Greetings, Wonketeers! I’m Hooper, your bartender. I thought I’d try something new and make something different — a Hanukkah cocktail. Light the candles for the final night and let’s make a Whiskey Shamash. Here’s the recipe:
2 oz Four Roses Single Barrel Bourbon
1 ½ oz Honey Fig Syrup
½ oz Amaretto Disaronno
½ oz lemon juice
1 tsp fig preserves
½ oz honey
½ oz water
Heat all ingredients until the honey and fig preserves dissolve. Stir well and let sit until needed.
Shake all ingredients and double strain into a chilled coupe glass.
As we were doing some holiday driving, my wife followed a rabbit hole from a Wonkette non-comment and found the menu for a popup bar in Boston featuring Hanukkah cocktails. In a way, I’m not entirely surprised. Mixology havens love setting up popup bars with a special theme when the usual business dries up, especially during the holidays. Tiki Underground is running a Christmas bar in its backyard called “Mele Kalikimaka” that looks like a ton of fun. Great Lakes Brewing Company has a speakeasy in the basement for the holidays. There are even Krampus bars out there, offering a bracing tonic to the oceans of Christmas glurg. Holidays are a great excuse for a change of pace and some experimentation.
A Hanukkah bar was a new one on me, though. They stick to the theme well, from drinks to noshes (can’t decide on a drink? Spin the dreidel!). But the flavors the bar chose really inspired me. It’s challenging to use savory flavors like olive oil and everything bagel spice outside their usual realms. Most of the drinks I make use a syrup to carry new flavors to a cocktail. Creating a savory cocktail doesn’t give you any room to hide. I was impressed enough to mix up one of the ingredients that appeared often on the menu — an olive oil infused gin. I know how to make such a thing, but I have no idea what to do with it. The olive is very prominent. Some sort of dirty martini, maybe? I’m stumped. Hopefully, I’ll figure out a recipe by Passover.
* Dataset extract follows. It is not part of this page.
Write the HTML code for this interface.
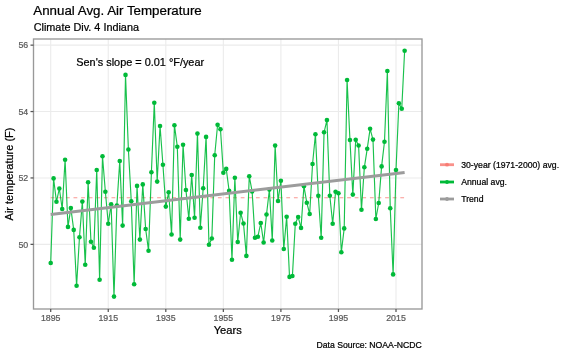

I picked out a fairly simple cocktail from the menu that I could understand readily. The original whiskey shamash uses bourbon, honey, fig, and mint. I went with fig preserves instead of fresh figs, added lemon juice and started tasting. The ratios on an experiment like this are the hard part. Lemon will take over a cocktail in a heartbeat. I kept scaling it down as we went. The menthol from the fresh mint was interesting, but didn’t quite gel with the rest of the ingredients. I swapped the mint leaves for Amaretto instead. Almonds are definitely in the flavor mix for the season. The final result proved rich and mellow, a smooth sour with warm, full notes. Give this one a try — it’s easy to fall in love with.
Let’s talk ingredients:
Four Roses Single Barrel Bourbon: Most bourbon, or liquor for that matter, is kosher. There are very few places where any cross-contamination can occur in the distillation process. Buffalo Trace makes a certified kosher bourbon, but most distillers don’t bother to pay for a rabbi to certify them. A flavored liquor is another matter, mind you. To be called kosher, every additive in a bottle would need to be certified as well, and that makes things much more iffy. I kept it simple and used a single barrel bottle here. Four Roses is a very mild, mellow bourbon. I wanted to give the other flavors a chance to shine through.
Honey Fig Syrup: This gets super easy if you have a small glass measuring cup. Dump the water, preserve, and honey into the glass and microwave it for 30 seconds or so. Once it’s warm but not boiling, give everything a good stir. Natural preserves are a must; any variety of real honey will be fine. Do not cannibalize Fig Newtons to make this cocktail. It can’t possibly go well.
Amaretto Disaronno: The original is worth the money, but ask for a half-pint from the shelf behind the liquor store clerk to save some cash. Amaretto isn’t made from almonds. It’s mostly flavored from stone fruit pits, including peach pits. The flavor is so close to almonds that it doesn’t matter.
Lemon juice: Always use fresh. Be careful of your proportions. More lemon juice will make the drink less sweet, but the lemon flavor will dominate the glass quickly.
Preparation: Pour the drink through a small strainer from your shaker into the glass. Fig seeds are no fun in your cup or between your teeth.